Can European banks bounce back?
European banks face significant challenges and uncertainty in spite of receiving €1trn through the ECB’s long-term refinancing operation.
The European Central Bank’s (ECB) unprecedented funding operations in December 2011 and February 2012, which in aggregate provided a little more than €1trn (£818bn) of three-year money to the sector, has materially reduced the risk of a bank failure, and averted the possibility of a severe credit crunch and additional recessionary pressure across the eurozone.
The ECB’s actions have helped warm up public funding markets from the deep freeze of late 2011, although demand from investors remains selective.
Nevertheless, the ECB’s actions do not address the underlying structural issues in the banking sector. Such issues include capital shortfalls at various banks, the questionable viability of some business models in the medium term, and continued uncertainty over the appropriate values of assets such as certain exposures to sovereign debt.
By reducing immediate concerns over the risks incurred in refinancing eurozone debt, the ECB’s intervention has allowed banks more time to adapt their balance sheets and strategies to new developments in regulation and markets. However, the year is likely to remain challenging as banks continue to recognise problem assets, accumulate capital, deleverage and sell or close businesses that are less central to their activities.
The ECB’s actions have helped warm up public funding markets, but do not address the underlying structural issues in the European banking sector
The ECB rides to the rescue
For some time, Standard & Poor’s ratings on banks in the eurozone have been underpinned by an expectation that the ECB would, if necessary, act as a lender of last resort and provide significant, collateralised funding to banks that required it. Even so, the magnitude of the ECB’s support is striking. The December 2011 long-term refinancing operation (LTRO) provided €489bn (£399bn) of three-year money to 523 banks, and a further €530bn was extended to 800 banks at the end of February.
Relative to each sector’s liabilities, there appears to be a higher degree of dependence on the LTRO – and similar facilities offered by certain national central banks – in Greece, Ireland and, to a lesser extent, Portugal. Net usage of ECB funding is growing in Italy and Spain, with a relatively neutral position in France and Belgium. Finland, Austria, the Netherlands, Luxembourg and Germany all have banking industries that are in a net lender position with the ECB.

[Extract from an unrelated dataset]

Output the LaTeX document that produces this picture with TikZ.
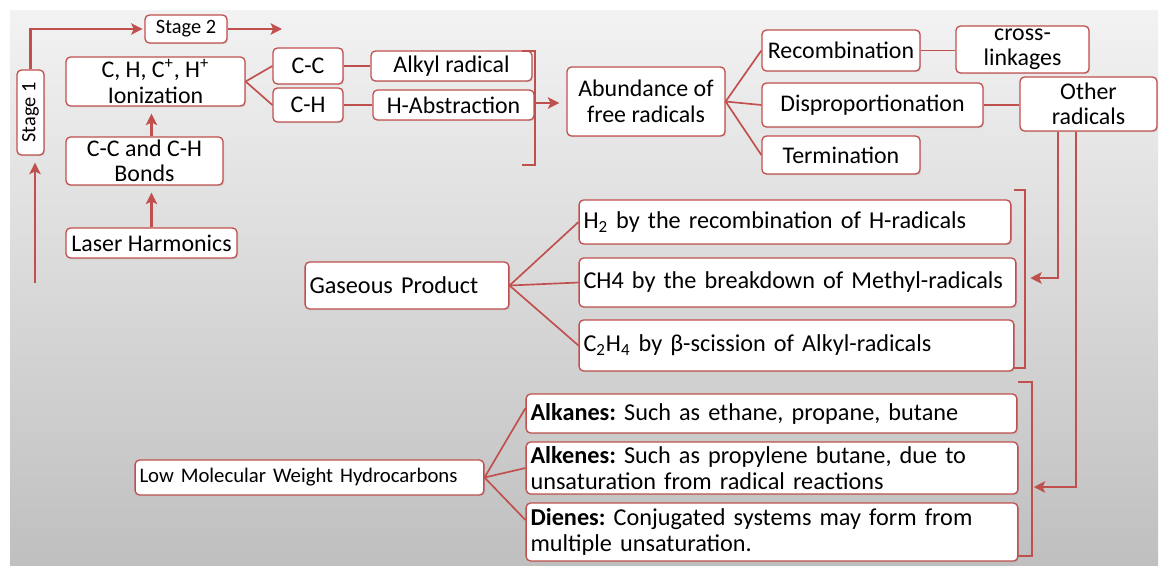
\documentclass[tikz,border=0pt]{standalone}
\usepackage{fontspec}
\setmainfont{Carlito}
\usepackage{xcolor}
\usetikzlibrary{
	arrows.meta,
	shadows
}
\definecolor{accent}{HTML}{C0504D}
\frenchspacing

\begin{document}
\begin{tikzpicture}[x=0.02cm, y=-0.02cm,
		box/.style={draw=accent, fill=white, line width=0.75pt, rounded corners=2.5pt, inner sep=1pt, align=center,
			font=\fontsize{13.6}{14.5}\selectfont,
			drop shadow={shadow xshift=0.7pt, shadow yshift=-0.7pt, opacity=0.2}},
		lbox/.style={box, align=left, inner xsep=2.5pt, font=\fontsize{13.8}{14.8}\selectfont},
		link/.style={draw=accent, line width=0.95pt},
		arr/.style={link, line width=1.25pt, -{Stealth[length=6.5pt, width=6.5pt, inset=1.5pt]}}]
		% background panel
		\useasboundingbox (0,0) rectangle (1161,569);
		\fill[white] (0,0) rectangle (1161,569);
		\shade[top color=gray!10, bottom color=gray!50] (10,10) rectangle (1158,565);

		% stage 1
		\node[box, rotate=90, minimum width=1.70cm, minimum height=0.54cm, font=\fontsize{11.6}{13}\selectfont] (stageone) at (30.5,112.5) {Stage 1};
		\node[box, minimum width=1.64cm, minimum height=0.56cm, font=\fontsize{11.6}{13}\selectfont] (stagetwo) at (186,29) {Stage 2};
		\node[box, minimum width=3.58cm, minimum height=0.98cm] (ion) at (155.5,81.5) {C, H, C\textsuperscript{+}, H\textsuperscript{+}\\Ionization};
		\node[box, minimum width=3.14cm, minimum height=0.96cm] (bonds) at (144.5,161) {C-C and C-H\\Bonds};
		\node[box, minimum width=3.42cm, minimum height=0.60cm] (laser) at (151.5,243) {Laser Harmonics};
		\node[box, minimum width=1.40cm, minimum height=0.72cm] (cc) at (308,66) {C-C};
		\node[box, minimum width=1.40cm, minimum height=0.68cm] (ch) at (308,105) {C-H};
		\node[box, minimum width=3.22cm, minimum height=0.60cm] (alkyl) at (451.5,66) {Alkyl radical};
		\node[box, minimum width=3.22cm, minimum height=0.60cm] (habs) at (453.5,105) {H-Abstraction};

		% free radicals
		\node[box, minimum width=3.16cm, minimum height=1.38cm] (abund) at (646,101.5) {Abundance of\\free radicals};
		\node[box, minimum width=3.16cm, minimum height=0.82cm] (recomb) at (841,50.5) {Recombination};
		\node[box, minimum width=2.66cm, minimum height=0.94cm] (cross) at (1022.5,49.5) {cross-\\linkages};
		\node[box, minimum width=4.42cm, minimum height=0.88cm] (dispro) at (872.5,105) {Disproportionation};
		\node[box, minimum width=2.74cm, minimum height=1.08cm] (other) at (1088.5,104) {Other\\radicals};
		\node[box, minimum width=3.16cm, minimum height=0.76cm] (term) at (841,155) {Termination};

		% stage 2 products
		\node[lbox, text width=3.90cm, minimum height=0.94cm] (gas) at (407,285.5) {Gaseous Product};
		\node[lbox, text width=8.46cm, minimum height=0.88cm] (htwo) at (795,222) {H\textsubscript{2} by the recombination of H-radicals};
		\node[lbox, text width=8.56cm, minimum height=0.98cm] (chfour) at (797.5,282.5) {CH4 by the breakdown of Methyl-radicals};
		\node[lbox, text width=8.52cm, minimum height=1.02cm] (ctwo) at (796.5,345.5) {C\textsubscript{2}H\textsubscript{4} by β-scission of Alkyl-radicals};
		\node[lbox, text width=6.80cm, minimum height=0.70cm, font=\fontsize{11.8}{13}\selectfont] (lowmw) at (309.5,477.5) {Low Molecular Weight Hydrocarbons};
		\node[lbox, text width=9.64cm, minimum height=0.78cm] (alkanes) at (771.5,413.5) {\textbf{Alkanes:} Such as ethane, propane, butane};
		\node[lbox, text width=9.66cm, minimum height=1.04cm] (alkenes) at (772,468) {\textbf{Alkenes:} Such as propylene butane, due to\\unsaturation from radical reactions};
		\node[lbox, text width=9.66cm, minimum height=1.16cm] (dienes) at (772,532) {\textbf{Dienes:} Conjugated systems may form from\\multiple unsaturation.};

		% stage arrows
		\coordinate (sonestart) at (35,283);
		\coordinate (stwoend) at (282,29);
		\draw[arr, shorten >=4pt] (sonestart) -- (sonestart |- stageone.west);
		\draw[arr, shorten >=1pt] (stageone.east) |- (stagetwo.west);
		\draw[arr] (stagetwo.east) -- (stwoend);
		\draw[arr, shorten >=4pt] (laser.north) -- (laser.north |- bonds.south);
		\draw[arr, shorten >=4pt] (laser.north |- bonds.north) -- (laser.north |- ion.south);

		% bonds
		\draw[link] (ion.east) -- (cc.west);
		\draw[link] (ion.east) -- (ch.west);
		\draw[link] (cc) -- (alkyl);
		\draw[link] (ch) -- (habs);

		% bracket to free radicals
		\draw[link] (522,51) -- (535,51) -- (535,165) -- (522,165);
		\coordinate (brone) at (535,103);
		\draw[arr, shorten >=4pt] (brone) -- (brone -| abund.west);

		\draw[link] (abund.east) -- (recomb.west);
		\draw[link] (abund.east) -- (dispro.west);
		\draw[link] (abund.east) -- (term.west);
		\draw[link] (recomb.east) -- (recomb.east -| cross.west);
		\draw[link] (dispro.east) -- (dispro.east -| other.west);

		% gaseous product
		\draw[link] (gas.east) -- (htwo.west);
		\draw[link] (gas.east) -- (chfour.west);
		\draw[link] (gas.east) -- (ctwo.west);
		\draw[link] (1014,190) -- (1025,190) -- (1025,368) -- (1014,368);
		\coordinate (brtwo) at (1025,278);
		\draw[arr, shorten >=3pt] ([xshift=-17.3pt]other.south) |- (brtwo);

		% hydrocarbons
		\draw[link] (lowmw.east) -- ([yshift=3.1pt]alkanes.west);
		\draw[link] (lowmw.east) -- (alkenes.west);
		\draw[link] (lowmw.east) -- ([yshift=6.8pt]dienes.west);
		\draw[link] (1018,382) -- (1032,382) -- (1032,556) -- (1018,556);
		\coordinate (brthree) at (1032,487);
		\draw[arr, shorten >=1pt] ([xshift=-7.1pt]other.south) |- (brthree);
	\end{tikzpicture}
\end{document}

Many banks tapped the LTRO on an opportunistic basis because it offered relatively cheap term funds. In addition, since regulators and central banks actively encouraged banks to use the LTRO, there was little stigma associated with it. However, a minority depend more on the ECB to ensure they are able to refinance maturing debt.
The LTRO’s low interest rates and flexibility over collateral illustrate the ECB’s willingness to stand in for illiquid interbank and funding markets. For now, the ECB has also averted the risk of a widespread credit crunch and deeper recession, which might have arisen if banks’ concerns over refinancing their significant debt maturities this year had led them to ration new lending severely.